RAM Usage & Symbol Table

[Barney]

I am trying to understand how the CCS complier assigns RAM, in particular for the 16F87/88. I am looking for general info as well as specific info:

General Info:
1. Any magic decoder rings for the .SYM file? I started looking at it and it *seems" self explanitory, but I would appreciate a guided tour if available.

2. When I get an out of RAM error message, is there anyway to find out what is specifically causing the problem? Right now I just blindly change #locate and #reserve and make arrays smaller until the error message goes away. I would like to understand and fix the problems rather than paper over them.

3. If I #reserve space for variables, how does this impact the complier's automatic assignment of variables? (Other than the obvious point that the complier can't use that reserved space for anything else)



Specific Questions:
1. In the 16F87/88 the last 16 bytes of banks 1,2,and 3 are mapped into bank 0. That is accessing address 0xF0 or 0x170 or 0x1F0 actually accesses 0x70. Is the complier aware of this, or do I need to #reserve these locations? There is nothing in the .h or .lst file to indicate one way or the other.

2. The symbol table appears to have 2 sections, the first section appears to be data and the addresses are restricted to the register file map. The second section appears to be procedure names or constants and I am guessing it is program memory addresses?

[PCM programmer]

[DragonPIC]

I have notice, at least with the SX version, that if I changed the order that some of the variables are initialized I would save program space. This is because the program does not have to change banks anymore to access 1 variable to the next since they are then in the same bank.

I am not sure if this will help with your arrays though. I believe the compiler likes to keep a whole array in one bank. So if you are one space short in a bank to fit the array, it will jump to the next bank. I don't believe it knows how to organize it so that it works. To do so may eat up more of your program memory instead.

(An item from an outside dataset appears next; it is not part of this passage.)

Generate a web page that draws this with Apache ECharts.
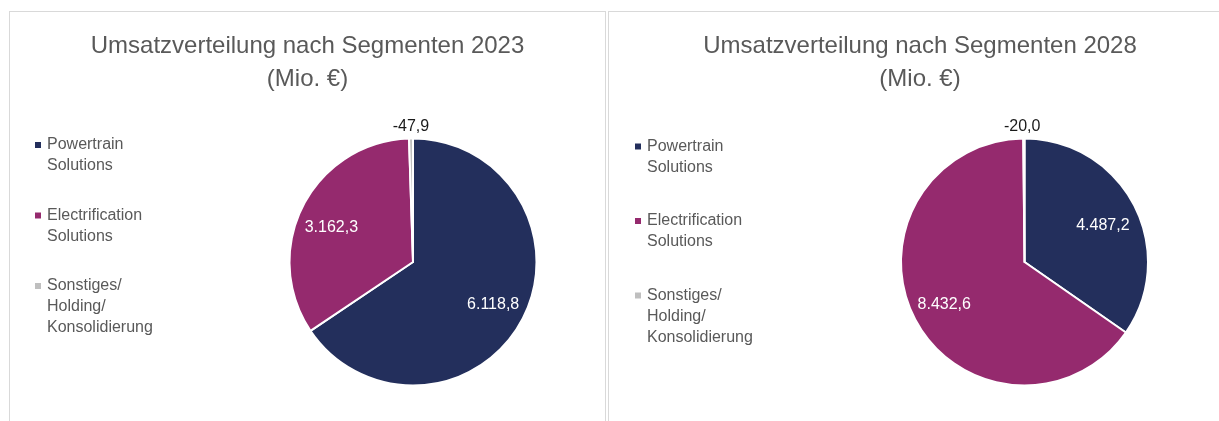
<!DOCTYPE html>
<html>
<head>
<meta charset="utf-8">
<title>Umsatzverteilung nach Segmenten</title>
<script src="https://cdn.jsdelivr.net/npm/echarts@6/dist/echarts.min.js"></script>
<style>
	html, body { margin: 0; padding: 0; background: #fff; overflow: hidden; width: 1219px; height: 421px; }
	.panel { position: absolute; top: 11px; height: 430px; border: 1px solid #d9d9d9; box-sizing: border-box; }
	.panel div { width: 100%; height: 100%; }
	#p2023 { left: 9px; width: 597px; }
	#p2028 { left: 608px; width: 624px; }
</style>
</head>
<body>
<div class="panel" id="p2023"><div id="chart2023"></div></div>
<div class="panel" id="p2028"><div id="chart2028"></div></div>
<script>
// Segmente und Werte (Mio. €)
var segmente = ['Powertrain Solutions', 'Electrification Solutions', 'Sonstiges/ Holding/ Konsolidierung'];
var legendenText = ['Powertrain\nSolutions', 'Electrification\nSolutions', 'Sonstiges/\nHolding/\nKonsolidierung'];
var umsatz2023 = [6118.8, 3162.3, -47.9];
var umsatz2028 = [4487.2, 8432.6, -20.0];
var farben = ['#232f5c', '#952a6e', '#bfbfbf'];

var schrift = "'Liberation Sans', Arial, sans-serif";

// Zahl im deutschen Format, z.B. 6.118,8
function formatDe(v) {
	var teile = Math.abs(v).toFixed(1).split('.');
	var ganz = teile[0].replace(/\B(?=(\d{3})+(?!\d))/g, '.');
	return (v < 0 ? '-' : '') + ganz + ',' + teile[1];
}

// Legendeneintrag: Quadrat nur vor der ersten Zeile
function legendeFormat(name) {
	var idx = segmente.indexOf(name);
	return legendenText[idx].split('\n').map(function (z, j) {
		return (j === 0 ? '{m' + idx + '|}' : '{sp|}') + '{t|' + z + '}';
	}).join('\n');
}

function legendeRich() {
	var rich = {
		sp: { width: 6, height: 6 },
		t: { fontFamily: schrift, fontSize: 16, lineHeight: 21, color: '#595959', padding: [0, 0, 0, 6] }
	};
	farben.forEach(function (f, i) {
		rich['m' + i] = { width: 6, height: 6, backgroundColor: f };
	});
	return rich;
}

function zeichneTorte(domId, titel, werte, opt) {
	var myChart = echarts.init(document.getElementById(domId));
	var daten = werte.map(function (w, i) {
		return {
			name: segmente[i],
			value: Math.abs(w),
			wert: w,
			itemStyle: { color: farben[i] },
			label: { offset: opt.labelVersatz[i], color: i === 2 ? '#1a1a1a' : '#ffffff' }
		};
	});
	var option = {
		animation: false,
		title: {
			text: titel,
			left: 'center',
			top: 18,
			padding: 0,
			textStyle: {
				fontFamily: schrift,
				fontSize: 24,
				lineHeight: 33,
				fontWeight: 'normal',
				color: '#595959'
			}
		},
		legend: {
			orient: 'vertical',
			left: opt.legendeLinks,
			top: opt.legendeOben,
			padding: 0,
			itemGap: opt.legendeAbstand,
			itemWidth: 0,
			itemHeight: 0,
			selectedMode: false,
			data: segmente,
			formatter: legendeFormat,
			textStyle: { fontFamily: schrift, fontSize: 16, lineHeight: 21, color: '#595959', rich: legendeRich() }
		},
		series: [{
			type: 'pie',
			center: opt.mitte,
			radius: 123.5,
			startAngle: 90,
			clockwise: true,
			avoidLabelOverlap: false,
			silent: true,
			itemStyle: { borderColor: '#ffffff', borderWidth: 2 },
			label: {
				show: true,
				position: 'inside',
				fontFamily: schrift,
				fontSize: 16,
				formatter: function (p) { return formatDe(p.data.wert); }
			},
			labelLine: { show: false },
			emphasis: { disabled: true },
			data: daten
		}]
	};
	myChart.setOption(option);
}

zeichneTorte('chart2023', 'Umsatzverteilung nach Segmenten 2023\n(Mio. €)', umsatz2023, {
	mitte: [403, 250],
	legendeLinks: 19,
	legendeOben: 122.5,
	legendeAbstand: 28.5,
	labelVersatz: [[23, 12], [-24, -5], [-1, -71]]
});
zeichneTorte('chart2028', 'Umsatzverteilung nach Segmenten 2028\n(Mio. €)', umsatz2028, {
	mitte: [415.5, 250],
	legendeLinks: 20,
	legendeOben: 124,
	legendeAbstand: 32.5,
	labelVersatz: [[21, -6], [-23, 12], [-2, -71]]
});
</script>
</body>
</html>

Suggestion would be to try not to use too many global variables if possible.
_________________
-Matt

[Barney]

Using *=16 sure makes a different in the RAM available on the 16F88:

*=8 --> ROM = 14% RAM=94%-95%
*=16 -> ROM = 16% RAM=45%-46%

Evidently I can't address the general pupose registers above 0xFF. Does this cause a problem for the complier to get to the hardware registers in the upper banks? For example WDTCON at address 0x105 in bank 2?

[PCM programmer]

No, you're thinking that it's a hardware issue, but it's not.

It's a compiler option. With *=16, the RAM at addresses 0x100 and
above becomes available for use. In order to use it, the compiler
must generate ASM code to switch to the upper RAM banks. Doing
so uses up additional ROM locations. Some users might have programs
that use little RAM, but a lot of ROM. By not enabling *=16, they
keep their RAM usage in the lower banks, and avoid the extra bank
selection instructions, and thus have more ROM available for their
application program.

[Barney]

OK I got that part. My question concerns the difference between my C code and the compiler's built in routines. Even if I set *=8, I presume that the compiler will add the bank switching ASM statements in its internal routines. So while *=8 restricts my C code to registers below 0x100, the compiler's internal statements are not restricted.